* [Available data]:
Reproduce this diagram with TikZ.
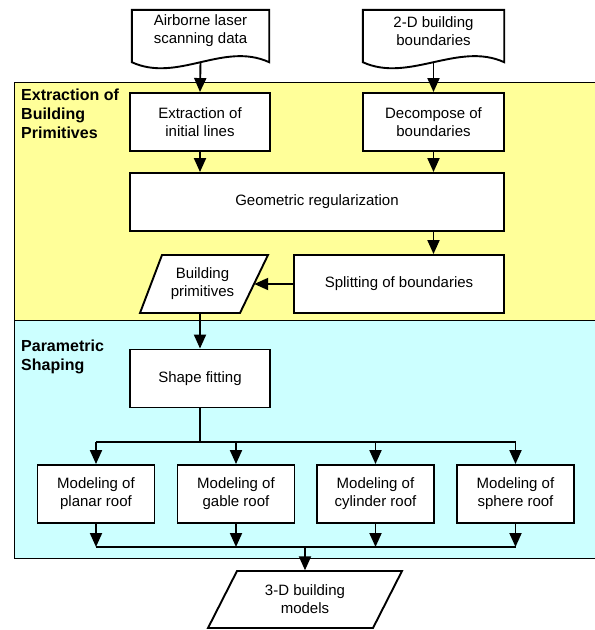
\documentclass[tikz,border=0pt]{standalone}
\usepackage{fontspec}
\setmainfont{Liberation Sans}
\usetikzlibrary{arrows.meta}

\definecolor{bandyellow}{RGB}{255,255,153}
\definecolor{bandcyan}{RGB}{204,255,255}

\begin{document}
\begin{tikzpicture}[x=1pt,y=-1pt,
    every node/.style={font=\fontsize{15}{18}\selectfont, align=center, inner sep=0pt},
    box/.style={draw, line width=1.9pt, fill=white, minimum height=58pt},
    docbox/.style={minimum width=#1, minimum height=42pt},
    slantbody/.style={minimum width=#1, minimum height=58pt},
    stage/.style={anchor=north west, align=left, font=\fontsize{16}{19}\selectfont\bfseries},
    link/.style={line width=1.9pt},
    arr/.style={line width=1.9pt, -{Triangle[width=12pt,length=14pt]}},
    band/.style={draw, line width=0.8pt}]

    \useasboundingbox (0,0) rectangle (595,630);

    % stages
    \draw[band, fill=bandyellow] (14,82) rectangle (600,320);
    \draw[band, fill=bandcyan] (14,320) rectangle (600,558);
    \node[stage] (stage1) at (21,89) {Extraction of\\Building\\Primitives};
    \node[stage] (stage2) at (21,339.5) {Parametric\\Shaping};

    % input documents
    \node[docbox=137pt] (air) at (200.5,31) {Airborne laser\\scanning data};
    \node[docbox=141pt] (bound) at (433.5,31) {2-D building\\boundaries};
    \foreach \d in {air,bound}
        \draw[link] ([yshift=-10pt]\d.south west) -- (\d.north west) -- (\d.north east)
            -- ([yshift=-10pt]\d.south east)
            .. controls +(-46,-21) and +(46,21) .. ([yshift=-10pt]\d.south west) -- cycle;

    \node[box, minimum width=140pt] (lines) at (200,122) {Extraction of\\initial lines};
    \node[box, minimum width=141pt] (decomp) at (433.5,122) {Decompose of\\boundaries};
    \node[box, minimum width=374pt] (geom) at (317,202) {Geometric regularization};
    \node[box, minimum width=210pt] (split) at (399,284) {Splitting of boundaries};

    % parallelograms
    \draw[link, fill=white] (140,313) -- (162,255) -- (268,255) -- (240,313) -- cycle;
    \node[slantbody=103pt] (prim) at (202.5,284) {Building\\primitives};
    \draw[link, fill=white] (208,628) -- (237,571) -- (402,571) -- (373,628) -- cycle;
    \node[slantbody=165pt] (models) at (305,599.5) {3-D building\\models};

    \node[box, minimum width=140pt] (fit) at (200,378.5) {Shape fitting};
    \foreach \x/\n in {96/planar,236/gable,375.5/cylinder,515.5/sphere}
        \node[box, minimum width=117pt] (\n) at (\x,494) {Modeling of\\\n\ roof};

    % flow
    \draw[arr] ([yshift=-10pt]air.south) -- (lines.north);
    \draw[arr] ([yshift=-10pt]bound.south) -- (decomp.north);
    \draw[arr] (lines.south) -- (lines.south |- geom.north);
    \draw[arr] (decomp.south) -- (decomp.south |- geom.north);
    \draw[arr] (decomp.south |- geom.south) -- (decomp.south |- split.north);
    \draw[arr] (split.west) -- (prim.east);
    \draw[arr] (fit.north |- prim.south) -- (fit.north);

    \coordinate (fork) at (fit.south |- 0,442);
    \coordinate (join) at (models.north |- 0,547);
    \draw[link] (fit.south) -- (fork);
    \draw[link] (planar.north |- fork) -- (sphere.north |- fork);
    \draw[link] (planar.south |- join) -- (sphere.south |- join);
    \foreach \n in {planar,gable,cylinder,sphere} {
        \draw[arr] (\n.north |- fork) -- (\n.north);
        \draw[arr] (\n.south) -- (\n.south |- join);
    }
    \draw[arr] (join) -- (models.north);

\end{tikzpicture}
\end{document}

* [Your objective]: Output the data above without changes, apart from leaving out the pictures.

* [Response]:
Reproduce this diagram with TikZ.
\documentclass[tikz,border=0pt]{standalone}
\usepackage{fontspec}
\setmainfont{Liberation Sans}
\usetikzlibrary{arrows.meta}

\definecolor{bandyellow}{RGB}{255,255,153}
\definecolor{bandcyan}{RGB}{204,255,255}

\begin{document}
\begin{tikzpicture}[x=1pt,y=-1pt,
    every node/.style={font=\fontsize{15}{18}\selectfont, align=center, inner sep=0pt},
    box/.style={draw, line width=1.9pt, fill=white, minimum height=58pt},
    docbox/.style={minimum width=#1, minimum height=42pt},
    slantbody/.style={minimum width=#1, minimum height=58pt},
    stage/.style={anchor=north west, align=left, font=\fontsize{16}{19}\selectfont\bfseries},
    link/.style={line width=1.9pt},
    arr/.style={line width=1.9pt, -{Triangle[width=12pt,length=14pt]}},
    band/.style={draw, line width=0.8pt}]

    \useasboundingbox (0,0) rectangle (595,630);

    % stages
    \draw[band, fill=bandyellow] (14,82) rectangle (600,320);
    \draw[band, fill=bandcyan] (14,320) rectangle (600,558);
    \node[stage] (stage1) at (21,89) {Extraction of\\Building\\Primitives};
    \node[stage] (stage2) at (21,339.5) {Parametric\\Shaping};

    % input documents
    \node[docbox=137pt] (air) at (200.5,31) {Airborne laser\\scanning data};
    \node[docbox=141pt] (bound) at (433.5,31) {2-D building\\boundaries};
    \foreach \d in {air,bound}
        \draw[link] ([yshift=-10pt]\d.south west) -- (\d.north west) -- (\d.north east)
            -- ([yshift=-10pt]\d.south east)
            .. controls +(-46,-21) and +(46,21) .. ([yshift=-10pt]\d.south west) -- cycle;

    \node[box, minimum width=140pt] (lines) at (200,122) {Extraction of\\initial lines};
    \node[box, minimum width=141pt] (decomp) at (433.5,122) {Decompose of\\boundaries};
    \node[box, minimum width=374pt] (geom) at (317,202) {Geometric regularization};
    \node[box, minimum width=210pt] (split) at (399,284) {Splitting of boundaries};

    % parallelograms
    \draw[link, fill=white] (140,313) -- (162,255) -- (268,255) -- (240,313) -- cycle;
    \node[slantbody=103pt] (prim) at (202.5,284) {Building\\primitives};
    \draw[link, fill=white] (208,628) -- (237,571) -- (402,571) -- (373,628) -- cycle;
    \node[slantbody=165pt] (models) at (305,599.5) {3-D building\\models};

    \node[box, minimum width=140pt] (fit) at (200,378.5) {Shape fitting};
    \foreach \x/\n in {96/planar,236/gable,375.5/cylinder,515.5/sphere}
        \node[box, minimum width=117pt] (\n) at (\x,494) {Modeling of\\\n\ roof};

    % flow
    \draw[arr] ([yshift=-10pt]air.south) -- (lines.north);
    \draw[arr] ([yshift=-10pt]bound.south) -- (decomp.north);
    \draw[arr] (lines.south) -- (lines.south |- geom.north);
    \draw[arr] (decomp.south) -- (decomp.south |- geom.north);
    \draw[arr] (decomp.south |- geom.south) -- (decomp.south |- split.north);
    \draw[arr] (split.west) -- (prim.east);
    \draw[arr] (fit.north |- prim.south) -- (fit.north);

    \coordinate (fork) at (fit.south |- 0,442);
    \coordinate (join) at (models.north |- 0,547);
    \draw[link] (fit.south) -- (fork);
    \draw[link] (planar.north |- fork) -- (sphere.north |- fork);
    \draw[link] (planar.south |- join) -- (sphere.south |- join);
    \foreach \n in {planar,gable,cylinder,sphere} {
        \draw[arr] (\n.north |- fork) -- (\n.north);
        \draw[arr] (\n.south) -- (\n.south |- join);
    }
    \draw[arr] (join) -- (models.north);

\end{tikzpicture}
\end{document}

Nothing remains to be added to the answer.